For couples repeatedly stuck in unclear conversations, communication problems in relationship support can help identify patterns before resentment becomes the main language of the relationship.
When Passive Aggression Becomes Emotional Harm
Passive aggression becomes more serious when it is used to control, punish, humiliate, confuse, or destabilise a partner.
Warning signs include:
- Long silent punishments
- Public sarcasm meant to embarrass
- Denying obvious hostility repeatedly
- Withholding affection as punishment
- Sabotaging plans intentionally
- Playing victim to avoid accountability
- Making the other person feel crazy for noticing the behaviour
A relationship needs more than patience when indirect hostility becomes chronic. It needs accountability, boundaries, and sometimes outside help.
Couples can learn how to regulate emotions before conflict so difficult feelings do not become hidden attacks.
The Sanpreet Singh Perspective: Clarity Is Kinder Than Coldness
Sanpreet Singh’s relationship approach gives importance to emotional clarity, privacy, and respectful repair.
Passive aggression often appears when people have pain but no clean language for it. The work is not to shame the person. The work is to help the couple create a relationship where truth can be spoken without fear, contempt, or emotional revenge.
A healthy relationship does not require partners to express every thought instantly. It requires them to stop using silence, sarcasm, delay, and denial as weapons.
For couples who want guidance but feel unsure about the process, relationship boundaries and consent in counselling can offer a clearer understanding of respectful, safe relationship work.
Final Thoughts
Passive aggression may look quiet, but it creates loud emotional damage.
It turns love into guessing. It turns conflict into fog. It turns hurt into performance.

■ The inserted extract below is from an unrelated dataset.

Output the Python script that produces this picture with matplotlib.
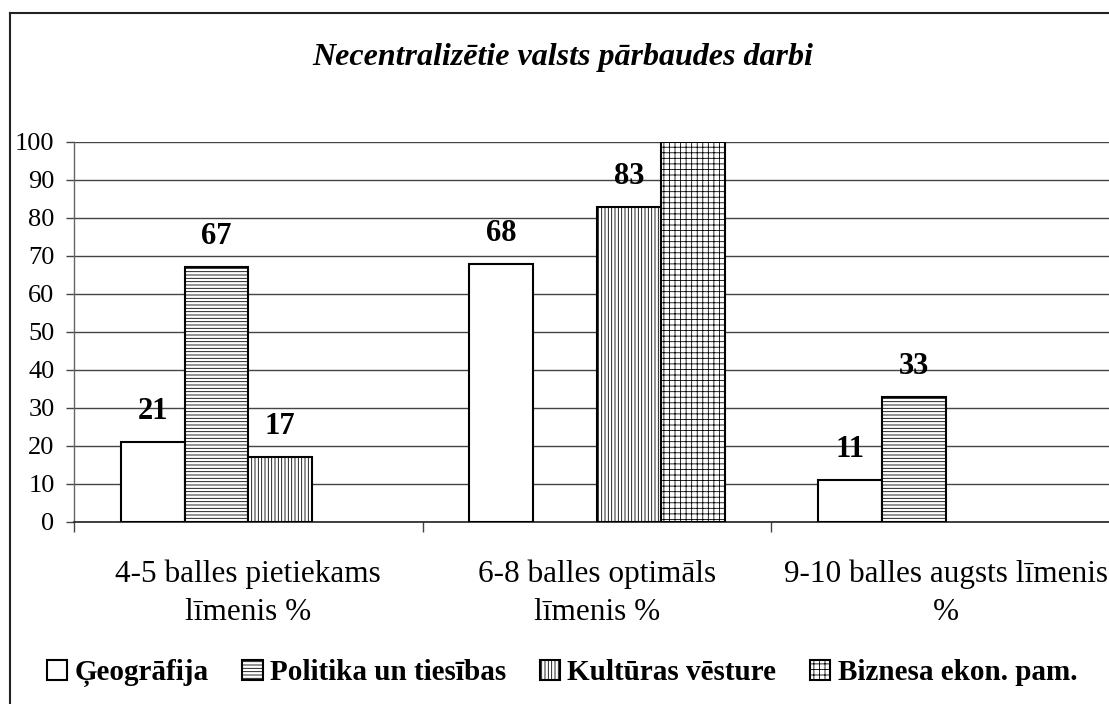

It makes partners feel punished without being told the crime.
The healthier path is directness with care.
Say the feeling.
Name the need.
Make the request.
Set the boundary.
Repair the tone.
As the old saying goes, “A stitch in time saves nine.” In relationships, one honest sentence can save nine silent days. 🌿
FAQs
What is passive-aggressive behaviour in a relationship?
It is indirect anger shown through silence, sarcasm, delay, denial, backhanded comments, or emotional withdrawal.
Is passive aggression a form of communication?
Yes, but it is unhealthy communication because it hides the real feeling and creates confusion.
Why do partners become passive-aggressive?
Many do it because they fear conflict, feel unheard, carry resentment, or never learned direct emotional expression.
How should I respond to passive aggression?
Stay calm, name the pattern, ask for direct communication, and avoid rewarding emotional punishment.
Is silent treatment passive-aggressive?
It can be, especially when silence is used to punish, control, or avoid accountability.
Can passive aggression damage trust?
Yes. Mixed signals and denial make a partner feel unsafe, confused, and emotionally exhausted.
What should I say instead of “I’m fine”?
Say, “I am upset, but I need some time before I can talk clearly.”
Can passive-aggressive behaviour change?
Yes, when the person takes responsibility, learns direct communication, and repairs the emotional pattern.
When should couples seek help?
Seek help when sarcasm, silence, resentment, or indirect conflict becomes repeated and hard to change alone.
Is direct communication always better?
Direct communication is healthier when it is honest, respectful, and not used as an excuse for harshness.